Challenge: When you think about your work in this role at CEF (and/or in general at CEF) where do you find challenges and how do you seek to find the best way forward?

In all honesty, navigating anti-racist, justice-focused community work within the confines of oppressive systems like white supremacy culture presents a myriad of challenges. It’s hardly surprising, considering the extensive lists of obstacles we encounter daily within our CEF community. Thus, I find that the most daunting aspect of my role at times is simply ensuring that everyone feels empowered to engage with the supportive community that CEF has fostered. This involves ensuring that individuals feel capable of supporting others whose experiences may differ from their own, feeling supported enough to actively participate both mentally and physically, and ensuring that each Advocate feels valued and acknowledged. It’s about ensuring that they are equipped to advocate for themselves as well. To all Advocates reading this, know that you are deeply appreciated!
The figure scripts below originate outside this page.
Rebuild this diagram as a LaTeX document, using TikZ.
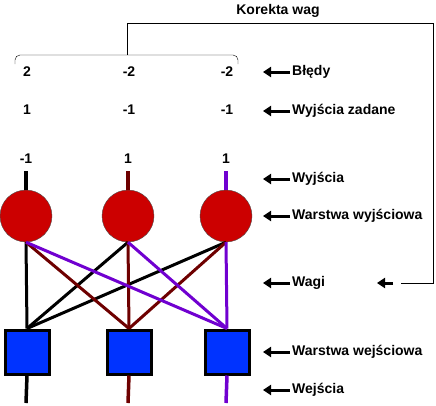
\documentclass[tikz,border=0pt]{standalone}
\usepackage{fontspec}
\setmainfont{Liberation Sans}
\usetikzlibrary{arrows.meta}
\definecolor{wagired}{RGB}{110,0,0}
\definecolor{wagipurple}{RGB}{112,0,208}
\definecolor{neuronred}{RGB}{204,0,0}
\definecolor{inputblue}{RGB}{0,51,255}
\tikzset{
	neuron/.style={
		circle,
		draw=black!70,
		fill=neuronred,
		minimum size=52pt,
		inner sep=0pt
	},
	inbox/.style={
		rectangle,
		draw,
		line width=3pt,
		fill=inputblue,
		minimum size=44pt,
		inner sep=0pt
	},
	lbl/.style={
		font=\bfseries\fontsize{14}{16}\selectfont,
		inner sep=0pt
	},
	tag/.style={lbl, anchor=west},
	pointer/.style={line width=3pt, -{Triangle[length=8pt,width=10pt]}},
	lead/.style={line width=3.5pt},
	wire/.style={line width=3pt}
}

\begin{document}
\begin{tikzpicture}[x=1pt,y=-1pt]
	\useasboundingbox (0,0) rectangle (436,405);

	% neurons, leads and values
	\foreach \i/\x/\c/\e/\z/\y in {1/26/black/2/1/-1, 2/128/wagired/-2/-1/1, 3/226/wagipurple/-2/-1/1} {
		\node[neuron] (out\i) at (\x,216) {};
		\node[inbox] (in\i) at (\x+1,352) {};
		\coordinate (top\i) at (\x,171);
		\coordinate (bot\i) at (\x,403);
		\draw[lead,\c] (top\i) -- (out\i.north);
		\draw[lead,\c] (in\i.south) -- (bot\i);
		\node[lbl] (y\i) at (\x,159) {\y};
		\node[lbl] (d\i) at (\x+1,110) {\z};
		\node[lbl] (b\i) at (\x+1,72) {\e};
	}

	% weights
	\foreach \j/\c in {1/black, 2/wagired, 3/wagipurple}
		\foreach \i in {1,2,3}
			\draw[wire,\c] (out\i.south) -- (in\j.north);

	% feedback
	\coordinate (brl) at (15,64);
	\coordinate (brr) at (238,64);
	\coordinate (brm) at (127,55);
	\coordinate (fbend) at (401,283);
	\draw[rounded corners=5pt] (brl) -- (15,55) -- (238,55) -- (brr);
	\draw (brm) -- (127,23) -- (433,23) -- (433,283) -- (fbend);
	\node[lbl] (korekta) at (278,11) {Korekta wag};

	% legend
	\foreach \n/\y/\t in {bl/72/Błędy, dz/111/Wyjścia zadane, wy/179/Wyjścia, ww/216/Warstwa wyjściowa, wa/283/Wagi, we/352/Warstwa wejściowa, wj/390/Wejścia} {
		\node[tag] (\n) at (292,\y) {\t};
		\coordinate (\n a) at (290,\y);
		\draw[pointer] (\n a) -- ++(-27,0);
	}
	\coordinate (fbarrow) at (393,283);
	\draw[pointer] (fbarrow) -- ++(-16,0);
\end{tikzpicture}
\end{document}
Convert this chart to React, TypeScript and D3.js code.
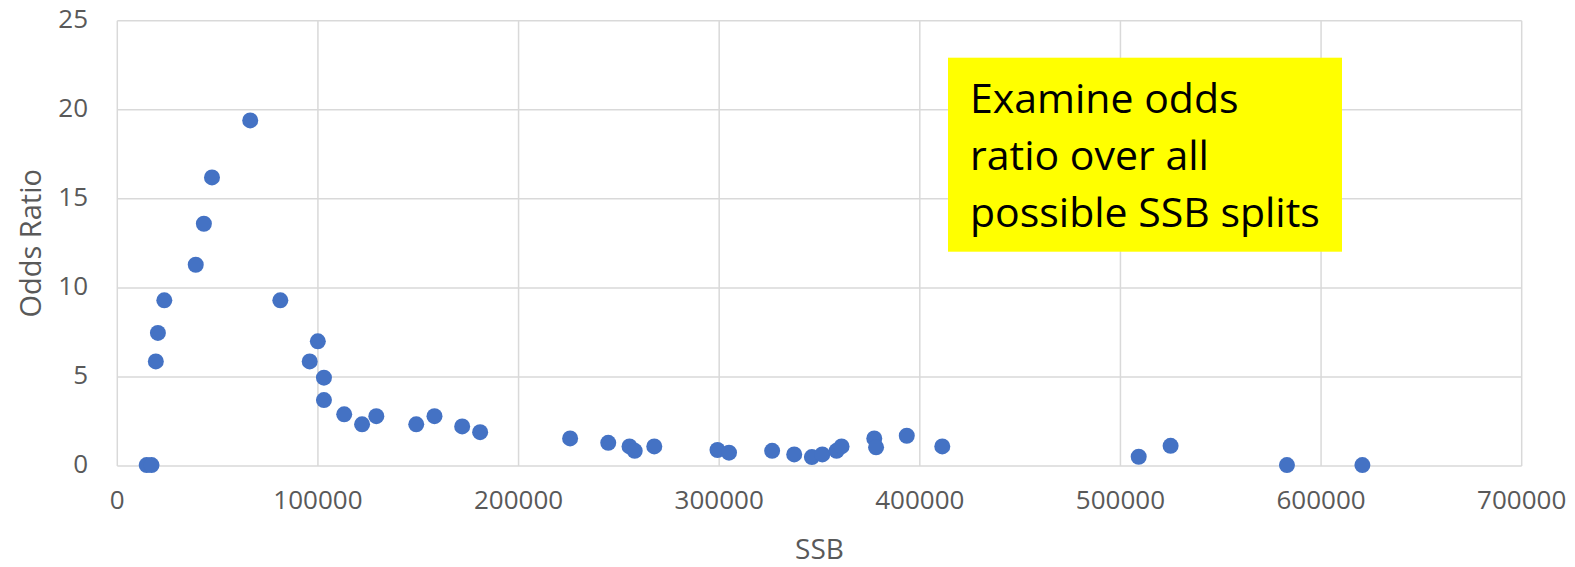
import * as d3 from "d3";
import { useEffect, useRef } from "react";

// values
const ssb = [
    14650, 17050, 19200, 20240, 23430, 39100, 43150, 47200, 66250, 81250,
    95900, 99950, 103000, 103000, 113100, 122000, 129100, 149000, 158100, 171900,
    180850, 225700, 244700, 255300, 257900, 267650, 299150, 304900, 326400, 337400,
    346200, 351400, 358500, 361000, 377300, 378200, 393500, 411200, 509100, 525000,
    583000, 620600,
];
const oddsRatio = [
    0.05, 0.05, 5.87, 7.47, 9.3, 11.3, 13.6, 16.2, 19.4, 9.3,
    5.87, 7.0, 4.96, 3.7, 2.9, 2.34, 2.8, 2.34, 2.8, 2.22,
    1.9, 1.55, 1.3, 1.1, 0.85, 1.1, 0.9, 0.75, 0.85, 0.65,
    0.5, 0.65, 0.85, 1.1, 1.55, 1.05, 1.7, 1.1, 0.52, 1.13,
    0.05, 0.05,
];
const xTicks = [0, 100000, 200000, 300000, 400000, 500000, 600000, 700000];
const yTicks = [0, 5, 10, 15, 20, 25];
const noteLines = ["Examine odds", "ratio over all", "possible SSB splits"];

const W = 1575;
const H = 567;

export default function App() {
    const ref = useRef<SVGSVGElement | null>(null);

    useEffect(() => {
        if (!ref.current) return;
        const svg = d3.select(ref.current);
        svg.selectAll("*").remove();

        const x = d3.scaleLinear().domain([0, 700000]).range([117.3, 1521.7]);
        const y = d3.scaleLinear().domain([0, 25]).range([466, 20.7]);

        const g = svg.append("g").attr("font-family", "'Open Sans', sans-serif");

        // grid
        g.selectAll("line.vgrid")
            .data(xTicks)
            .join("line")
            .attr("class", "vgrid")
            .attr("x1", d => x(d)).attr("x2", d => x(d))
            .attr("y1", y(0)).attr("y2", y(25))
            .attr("stroke", "#d9d9d9")
            .attr("stroke-width", 1.5);

        g.selectAll("line.hgrid")
            .data(yTicks)
            .join("line")
            .attr("class", "hgrid")
            .attr("x1", x(0)).attr("x2", x(700000))
            .attr("y1", d => y(d)).attr("y2", d => y(d))
            .attr("stroke", "#d9d9d9")
            .attr("stroke-width", 1.5);

        // tick labels
        g.selectAll("text.xtick")
            .data(xTicks)
            .join("text")
            .attr("class", "xtick")
            .attr("x", d => x(d))
            .attr("y", 509)
            .attr("text-anchor", "middle")
            .attr("font-size", 26)
            .attr("fill", "#595959")
            .text(d => String(d));

        g.selectAll("text.ytick")
            .data(yTicks)
            .join("text")
            .attr("class", "ytick")
            .attr("x", 88)
            .attr("y", d => y(d) - 2)
            .attr("dy", "0.35em")
            .attr("text-anchor", "end")
            .attr("font-size", 26)
            .attr("fill", "#595959")
            .text(d => String(d));

        // axis titles
        g.append("text")
            .attr("x", (x(0) + x(700000)) / 2)
            .attr("y", 559)
            .attr("text-anchor", "middle")
            .attr("font-size", 28)
            .attr("fill", "#595959")
            .text("SSB");

        g.append("text")
            .attr("transform", `translate(41, ${(y(0) + y(25)) / 2}) rotate(-90)`)
            .attr("text-anchor", "middle")
            .attr("font-size", 29)
            .attr("fill", "#595959")
            .text("Odds Ratio");

        // points
        g.selectAll("circle.pt")
            .data(d3.range(ssb.length))
            .join("circle")
            .attr("class", "pt")
            .attr("cx", i => x(ssb[i]))
            .attr("cy", i => y(oddsRatio[i]))
            .attr("r", 8)
            .attr("fill", "#4472C4");

        // yellow note
        g.append("rect")
            .attr("x", 948).attr("y", 57.7)
            .attr("width", 394).attr("height", 194)
            .attr("fill", "#ffff00");

        g.selectAll("text.note")
            .data(noteLines)
            .join("text")
            .attr("class", "note")
            .attr("x", 970)
            .attr("y", (_, i) => 113.3 + i * 56.7)
            .attr("font-size", 41)
            .attr("fill", "#000")
            .text(d => d);
    }, []);

    return (
        <svg
            ref={ref}
            width={W}
            height={H}
            style={{ position: "absolute", left: 0, top: 0, background: "#fff" }}
        />
    );
}
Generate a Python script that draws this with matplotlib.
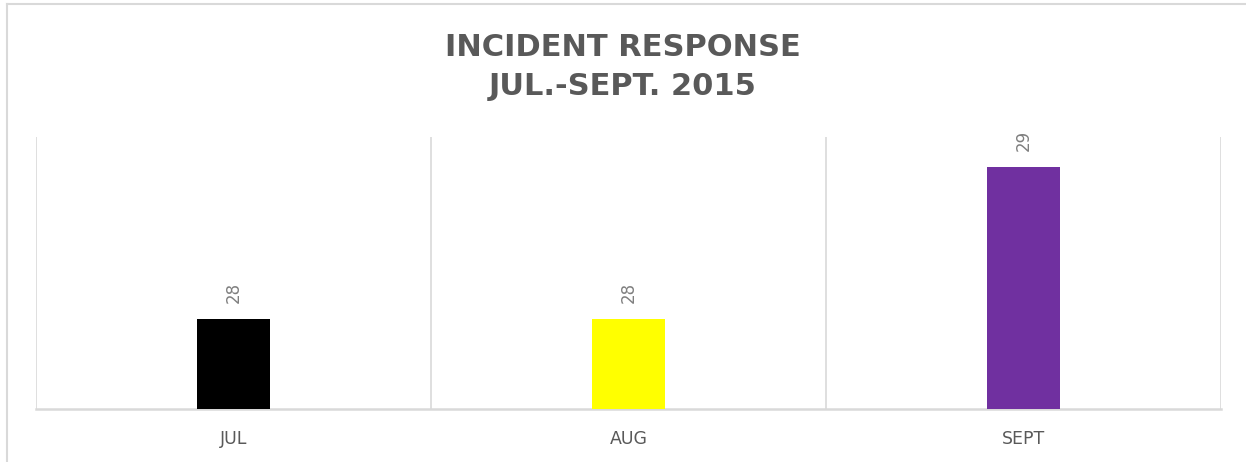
import numpy as np
import matplotlib
matplotlib.use('Agg')
import matplotlib.pyplot as plt
from matplotlib.lines import Line2D

# data
months = ['JUL', 'AUG', 'SEPT']
incidents = [28, 28, 29]
bar_colors = ['#000000', '#ffff00', '#7030a0']
title = 'INCIDENT RESPONSE\nJUL.-SEPT. 2015'

grid_col = '#d9d9d9'
text_col = '#595959'

fig = plt.figure(figsize=(12.46, 4.62), dpi=100)
ax = fig.add_axes([36/1246, 1-409/462, (1221-36)/1246, (409-137)/462])

x = np.arange(len(months))
bars = ax.bar(x, incidents, width=0.187, color=bar_colors, zorder=3)

ax.set_xlim(-0.5, len(months)-0.5)
ax.set_ylim(27.408, 29.197)

# vertical separators between categories
for b in np.arange(-0.5, len(months), 1.0):
    ax.axvline(b, color=grid_col, lw=1.2, zorder=1)

for s in ['top', 'left', 'right']:
    ax.spines[s].set_visible(False)
ax.spines['bottom'].set_color(grid_col)
ax.spines['bottom'].set_linewidth(1.8)
ax.set_yticks([])
ax.set_xticks(x)
ax.set_xticklabels(months, color=text_col, fontsize=12.5)
ax.tick_params(axis='x', length=0, pad=15)

# value labels
for rect, v in zip(bars, incidents):
    ax.annotate(str(v), (rect.get_x() + rect.get_width()/2, rect.get_height()),
                xytext=(0, 11.5), textcoords='offset points', rotation=90,
                ha='center', va='bottom', color='#7f7f7f', fontsize=12)

fig.text(0.5, 1-67/462, title, ha='center', va='center', fontsize=22,
         fontweight='bold', color=text_col, linespacing=1.45)

# chart frame
fig.add_artist(Line2D([7/1246, 1], [1-4/462, 1-4/462], color=grid_col, lw=1.5))
fig.add_artist(Line2D([7/1246, 7/1246], [0, 1-4/462], color=grid_col, lw=1.5))

fig.savefig('out.png', dpi=100)
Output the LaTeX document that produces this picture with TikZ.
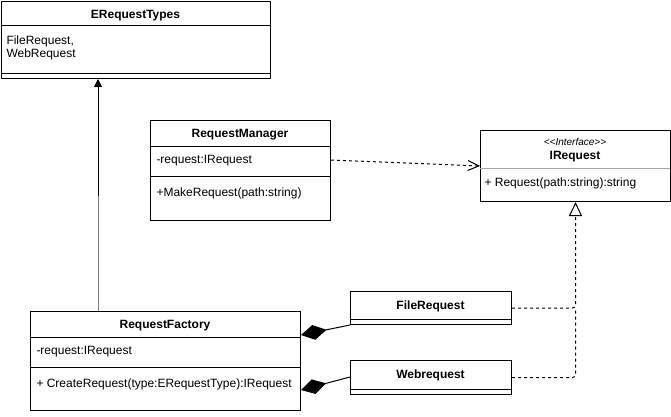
\documentclass[tikz,border=0pt]{standalone}
\usepackage{fontspec}
\setmainfont{Liberation Sans}
\usetikzlibrary{positioning, arrows.meta}
\tikzset{
	% caixa da classe
	classe/.style={
		draw,
		anchor=north west,
		inner sep=0pt
	}, %
	% nome da classe
	nome/.style={
		font=\fontsize{12}{14}\selectfont\bfseries,
		yshift=-1.5pt,
		inner sep=0pt
	}, %
	% atributos e metodos
	membro/.style={
		font=\fontsize{12}{13}\selectfont,
		anchor=west,
		align=left,
		yshift=-1.5pt,
		inner sep=0pt
	}, %
	% tracejado
	tracejado/.style={
		dash pattern=on 3pt off 3pt
	} %
}

\begin{document}
\begin{tikzpicture}[x=1pt,y=-1pt,line width=1pt]
			\useasboundingbox (0,0) rectangle (671,417);
			
			% ERequestTypes
			\node[classe, minimum width=269pt, minimum height=77pt] (tipos) at (1,1) {};
			\draw (tipos.north west) ++(0,25) -- ++(269,0);
			\draw (tipos.north west) ++(0,73) -- ++(269,0);
			\node[nome] (tiposN) at (135.5,14) {ERequestTypes};
			\node[membro, anchor=north west] (tiposA) at (6,34) {FileRequest,\\WebRequest};
			
			% RequestManager
			\node[classe, minimum width=180pt, minimum height=100pt] (gestor) at (150,120) {};
			\draw (gestor.north west) ++(0,26) -- ++(180,0);
			\draw (gestor.north west) ++(0,56) -- ++(180,0);
			\node[nome] (gestorN) at (240,133) {RequestManager};
			\node[membro] (gestorA) at (156,159) {-request:IRequest};
			\node[membro] (gestorM) at (156,192) {+MakeRequest(path:string)};
			
			% IRequest
			\node[classe, minimum width=190pt, minimum height=71pt] (interface) at (480,130) {};
			\draw[gray!70] (interface.north west) ++(0,38) -- ++(190,0);
			\node[font=\fontsize{10}{12}\selectfont\itshape, inner sep=0pt, yshift=-1pt] (interfaceE) at (575,141) {<\kern0pt<Interface>\kern0pt>};
			\node[nome] (interfaceN) at (575,155) {IRequest};
			\node[membro] (interfaceM) at (484,182) {+ Request(path:string):string};
			
			% RequestFactory
			\node[classe, minimum width=270pt, minimum height=99pt] (fabrica) at (30,311) {};
			\draw (fabrica.north west) ++(0,26) -- ++(270,0);
			\draw (fabrica.north west) ++(0,56) -- ++(270,0);
			\node[nome] (fabricaN) at (165,324) {RequestFactory};
			\node[membro] (fabricaA) at (36,350) {-request:IRequest};
			\node[membro] (fabricaM) at (36,383) {+ CreateRequest(type:ERequestType):IRequest};
			
			% FileRequest, Webrequest
			\node[classe, minimum width=161pt, minimum height=33pt] (arquivo) at (350,291) {};
			\draw (arquivo.north west) ++(0,28) -- ++(161,0);
			\node[nome] (arquivoN) at (430.5,304.5) {FileRequest};
			\node[classe, minimum width=161pt, minimum height=34pt] (web) at (350,360) {};
			\draw (web.north west) ++(0,29) -- ++(161,0);
			\node[nome] (webN) at (430.5,374) {Webrequest};
			
			% seta para ERequestTypes
			\coordinate (quebra) at (98,196);
			\draw[gray] ([xshift=68pt]fabrica.north west) -- (quebra);
			\draw[-{Triangle[length=8pt,width=8pt]}] (quebra) -- (quebra |- tipos.south);
			
			% dependencia
			\draw[tracejado, -{Straight Barb[length=11pt,width=10pt]}] ([yshift=-40pt]gestor.north east) -- ([yshift=-36pt]interface.north west);
			
			% realizacao
			\draw[tracejado, rounded corners=3pt, -{Triangle[length=14pt,width=13pt,fill=white]}] (arquivo.east) -- (arquivo.east -| interface.south) -- (interface.south);
			\draw[tracejado, rounded corners=3pt] (web.east) -- (web.east -| interface.south) -- (arquivo.east -| interface.south);
			
			% composicao
			\draw[{Diamond[length=26pt,width=15pt]}-] ([yshift=-24pt]fabrica.north east) -- (arquivo.south west);
			\draw[{Diamond[length=26pt,width=15pt]}-] ([yshift=-79pt]fabrica.north east) -- ([yshift=-17pt]web.north west);
		\end{tikzpicture}
\end{document}
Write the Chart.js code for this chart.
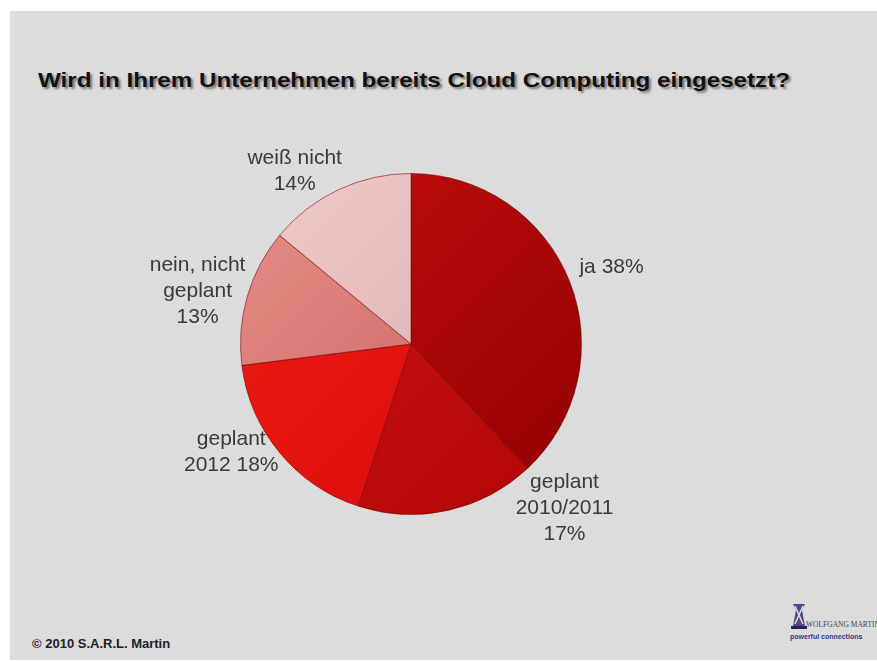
<!DOCTYPE html>
<html>
<head>
<meta charset="utf-8">
<script src="https://cdn.jsdelivr.net/npm/chart.js@4"></script>
<style>
  html, body { margin: 0; padding: 0; background: #fff; }
  #page { position: relative; width: 877px; height: 662px; overflow: hidden; }
  #panel { position: absolute; left: 10px; top: 11px; right: 0; bottom: 2px; background: #dcdcdc; }
  #title { position: absolute; left: 38px; top: 68px; font: bold 21px "Liberation Sans", Arial, sans-serif;
           color: #111; white-space: nowrap; text-shadow: 2px 2px 2px rgba(0,0,0,0.45); transform-origin: left top; }
  #footer { position: absolute; left: 32px; top: 636px; font: bold 13px "Liberation Sans", Arial, sans-serif; color: #222; white-space: nowrap; }
  #logo { position: absolute; left: 790px; top: 602px; white-space: nowrap; }
  #logo .icon { position: absolute; left: 0; top: 0; width: 18px; height: 28px; }
  #logo .name { position: absolute; left: 16px; top: 18px; font: 7.5px "Liberation Serif", serif; color: #444; }
  #logo .sub { position: absolute; left: 0; top: 31px; font: bold 7px "Liberation Sans", Arial, sans-serif; color: #2a3a8a; }
  canvas { position: absolute; left: 0; top: 0; }
</style>
</head>
<body>
<div id="page">
  <div id="panel"></div>
  <div id="title">Wird in Ihrem Unternehmen bereits Cloud Computing eingesetzt?</div>
  <div id="footer">© 2010 S.A.R.L. Martin</div>
  <div id="logo">
    <svg class="icon" viewBox="0 0 18 28">
      <path d="M3 2 L15 2 L12 8 L15 24 L3 24 L6 8 Z" fill="#3a2a7a" opacity="0.85"/>
      <path d="M5 4 L13 22 M13 4 L5 22" stroke="#dcdcdc" stroke-width="1.5"/>
      <rect x="1" y="24" width="16" height="3" fill="#2a2060"/>
    </svg>
    <div class="name">WOLFGANG MARTIN TEAM</div>
    <div class="sub">powerful connections</div>
  </div>
  <canvas id="pieChart" width="877" height="662"></canvas>
</div>
<script>
// categories and shares (in percent), clockwise from 12 o'clock
var categories = ['ja', 'geplant 2010/2011', 'geplant 2012', 'nein, nicht geplant', 'weiß nicht'];
var shares = [38, 17, 18, 13, 14];
// label text as printed on the slide (one entry per line)
var labelLines = [
    ['ja 38%'],
    ['geplant', '2010/2011', '17%'],
    ['geplant', '2012 18%'],
    ['nein, nicht', 'geplant', '13%'],
    ['weiß nicht', '14%']
];

// styles
var sliceColors = [
    ['#c80e0e', '#900000'],
    ['#d21414', '#b00606'],
    ['#f21c12', '#d40a0a'],
    ['#e89088', '#c25a5a'],
    ['#f2caca', '#d6a8aa']
];
// label placement: angle (deg, clockwise from top) and distance as factor of radius
var labelLayout = [
    [69, 1.26], [137, 1.32], [239, 1.23], [284, 1.29], [326, 1.22]
];

var title = document.getElementById('title');
var tw = title.getBoundingClientRect().width;
title.style.transform = 'scaleX(' + (752 / tw) + ')';

var sliceLabels = {
    id: 'sliceLabels',
    afterDatasetsDraw: function(chart) {
        var ctx = chart.ctx;
        var meta = chart.getDatasetMeta(0);
        ctx.save();
        ctx.font = '21px "Liberation Sans", Arial, sans-serif';
        ctx.fillStyle = '#3a3a3a';
        ctx.textAlign = 'center';
        ctx.textBaseline = 'middle';
        meta.data.forEach(function(arc, i) {
            var a = labelLayout[i][0] * Math.PI / 180;
            var d = labelLayout[i][1] * arc.outerRadius;
            var cx = arc.x + Math.sin(a) * d;
            var cy = arc.y - Math.cos(a) * d;
            var lines = labelLines[i];
            var lh = 26;
            var y0 = cy - (lines.length - 1) * lh / 2;
            lines.forEach(function(t, k) { ctx.fillText(t, cx, y0 + k * lh); });
        });
        ctx.restore();
    }
};

var ctx = document.getElementById('pieChart').getContext('2d');
new Chart(ctx, {
    type: 'pie',
    data: {
        labels: categories,
        datasets: [{
            data: shares,
            backgroundColor: function(c) {
                var area = c.chart.chartArea;
                if (!area) return sliceColors[c.dataIndex][0];
                var g = c.chart.ctx.createLinearGradient(area.left, area.top, area.right, area.bottom);
                g.addColorStop(0, sliceColors[c.dataIndex][0]);
                g.addColorStop(1, sliceColors[c.dataIndex][1]);
                return g;
            },
            borderColor: 'rgba(110,0,0,0.55)',
            borderWidth: 1
        }]
    },
    options: {
        responsive: false,
        animation: false,
        layout: { padding: { left: 240, right: 295, top: 173, bottom: 147 } },
        plugins: {
            legend: { display: false },
            tooltip: { enabled: false }
        }
    },
    plugins: [sliceLabels]
});
</script>
</body>
</html>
Etc: Is there anything else you’d like to share?

Outside of my role as APC, I thoroughly enjoy spending quality time with my partner, whether it’s at home or exploring new places. I’m currently immersed in creating Spotify playlists, particularly delving into the new-wave funk and disco movements. Exploring culinary delights at new restaurants, discovering hiking trails both nearby and across the state, and preparing meals for my loved ones are some of my cherished activities. I find solace in browsing through local bookstores, especially in search of the latest horror releases and cryptic creature-features. I strongly advocate for the importance of outdoor play and seize any opportunity to indulge myself. Although I appreciate thoughtful cuisine, if I had to pick a favorite food, it would undoubtedly be french fries. Or perhaps ice cream. When I’m up for it, I love attending drag shows, hitting the dance floor with friends, and engaging in spirited competition at local trivia nights!